PROVIDED MATERIAL —
══════════════════════════════
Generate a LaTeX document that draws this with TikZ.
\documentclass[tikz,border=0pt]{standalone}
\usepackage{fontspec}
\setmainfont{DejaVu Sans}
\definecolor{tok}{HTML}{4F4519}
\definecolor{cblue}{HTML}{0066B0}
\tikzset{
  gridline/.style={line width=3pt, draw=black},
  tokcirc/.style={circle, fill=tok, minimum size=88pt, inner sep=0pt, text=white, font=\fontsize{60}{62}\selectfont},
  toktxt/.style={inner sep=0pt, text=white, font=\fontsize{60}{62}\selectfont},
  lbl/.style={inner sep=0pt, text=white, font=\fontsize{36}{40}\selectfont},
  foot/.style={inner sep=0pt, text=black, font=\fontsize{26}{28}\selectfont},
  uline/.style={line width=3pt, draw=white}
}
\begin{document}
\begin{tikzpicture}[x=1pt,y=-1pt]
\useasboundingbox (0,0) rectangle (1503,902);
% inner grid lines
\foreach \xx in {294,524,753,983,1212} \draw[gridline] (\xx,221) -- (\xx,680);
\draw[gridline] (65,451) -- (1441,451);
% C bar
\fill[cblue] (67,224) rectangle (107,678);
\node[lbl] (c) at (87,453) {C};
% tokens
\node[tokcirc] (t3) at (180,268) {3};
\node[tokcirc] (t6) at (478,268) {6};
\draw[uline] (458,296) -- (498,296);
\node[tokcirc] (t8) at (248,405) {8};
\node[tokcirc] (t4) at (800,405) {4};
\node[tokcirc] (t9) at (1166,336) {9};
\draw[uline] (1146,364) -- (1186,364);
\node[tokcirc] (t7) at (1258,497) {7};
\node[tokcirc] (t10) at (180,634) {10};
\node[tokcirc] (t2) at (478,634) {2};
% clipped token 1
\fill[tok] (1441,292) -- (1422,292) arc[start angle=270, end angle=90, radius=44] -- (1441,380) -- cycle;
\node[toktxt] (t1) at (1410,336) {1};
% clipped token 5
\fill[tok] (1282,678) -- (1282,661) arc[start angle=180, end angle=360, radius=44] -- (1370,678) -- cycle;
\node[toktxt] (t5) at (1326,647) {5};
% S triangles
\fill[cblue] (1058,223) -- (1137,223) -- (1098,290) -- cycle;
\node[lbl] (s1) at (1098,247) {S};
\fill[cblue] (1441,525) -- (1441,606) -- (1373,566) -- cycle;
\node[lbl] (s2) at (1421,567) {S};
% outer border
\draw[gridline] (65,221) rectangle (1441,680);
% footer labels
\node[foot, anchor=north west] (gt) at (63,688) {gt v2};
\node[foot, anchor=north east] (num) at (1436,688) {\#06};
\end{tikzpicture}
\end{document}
══════════════════════════════
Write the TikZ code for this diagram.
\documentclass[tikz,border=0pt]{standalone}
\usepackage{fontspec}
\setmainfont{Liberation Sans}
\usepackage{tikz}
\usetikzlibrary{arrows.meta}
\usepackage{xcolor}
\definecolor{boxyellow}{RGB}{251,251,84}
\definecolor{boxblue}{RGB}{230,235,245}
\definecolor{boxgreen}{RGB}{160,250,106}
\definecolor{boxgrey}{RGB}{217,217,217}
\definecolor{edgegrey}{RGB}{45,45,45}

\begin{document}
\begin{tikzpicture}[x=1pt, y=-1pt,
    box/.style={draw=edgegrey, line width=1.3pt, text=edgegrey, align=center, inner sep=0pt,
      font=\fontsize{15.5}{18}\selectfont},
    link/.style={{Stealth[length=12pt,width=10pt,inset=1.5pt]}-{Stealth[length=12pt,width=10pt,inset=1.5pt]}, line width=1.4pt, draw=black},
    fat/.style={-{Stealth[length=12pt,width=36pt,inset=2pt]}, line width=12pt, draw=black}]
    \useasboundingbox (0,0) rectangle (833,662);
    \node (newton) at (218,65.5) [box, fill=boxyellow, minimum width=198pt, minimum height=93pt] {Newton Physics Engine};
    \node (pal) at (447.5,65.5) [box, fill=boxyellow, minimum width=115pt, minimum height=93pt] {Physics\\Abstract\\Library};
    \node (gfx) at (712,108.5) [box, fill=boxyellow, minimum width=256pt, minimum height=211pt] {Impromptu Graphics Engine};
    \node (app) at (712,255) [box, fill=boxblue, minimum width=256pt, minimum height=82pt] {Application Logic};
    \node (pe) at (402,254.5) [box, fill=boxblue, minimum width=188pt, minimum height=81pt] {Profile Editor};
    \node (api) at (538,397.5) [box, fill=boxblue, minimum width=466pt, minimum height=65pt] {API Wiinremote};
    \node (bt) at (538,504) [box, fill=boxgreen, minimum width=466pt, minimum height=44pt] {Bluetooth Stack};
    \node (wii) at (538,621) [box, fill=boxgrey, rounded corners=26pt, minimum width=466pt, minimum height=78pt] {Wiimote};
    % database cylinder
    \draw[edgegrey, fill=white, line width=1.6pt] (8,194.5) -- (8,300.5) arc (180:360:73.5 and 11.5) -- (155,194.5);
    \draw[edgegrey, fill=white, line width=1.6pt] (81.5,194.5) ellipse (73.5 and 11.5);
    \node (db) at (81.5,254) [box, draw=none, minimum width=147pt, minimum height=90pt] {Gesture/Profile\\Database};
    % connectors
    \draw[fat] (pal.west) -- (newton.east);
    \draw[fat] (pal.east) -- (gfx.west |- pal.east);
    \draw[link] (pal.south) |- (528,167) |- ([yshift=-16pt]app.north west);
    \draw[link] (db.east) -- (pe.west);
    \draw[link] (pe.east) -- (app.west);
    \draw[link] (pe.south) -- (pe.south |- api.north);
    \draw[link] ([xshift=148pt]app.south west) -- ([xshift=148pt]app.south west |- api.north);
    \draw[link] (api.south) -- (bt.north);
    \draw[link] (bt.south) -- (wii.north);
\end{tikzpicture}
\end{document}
══════════════════════════════
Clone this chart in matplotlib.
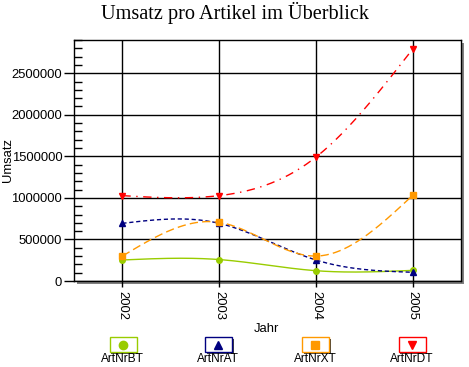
══════════════════════════════
WHAT YOU SHOULD DO — Say how many lines of the data include the word "this". Nothing other than the number should be given.

COMPLETED EXERCISE — 3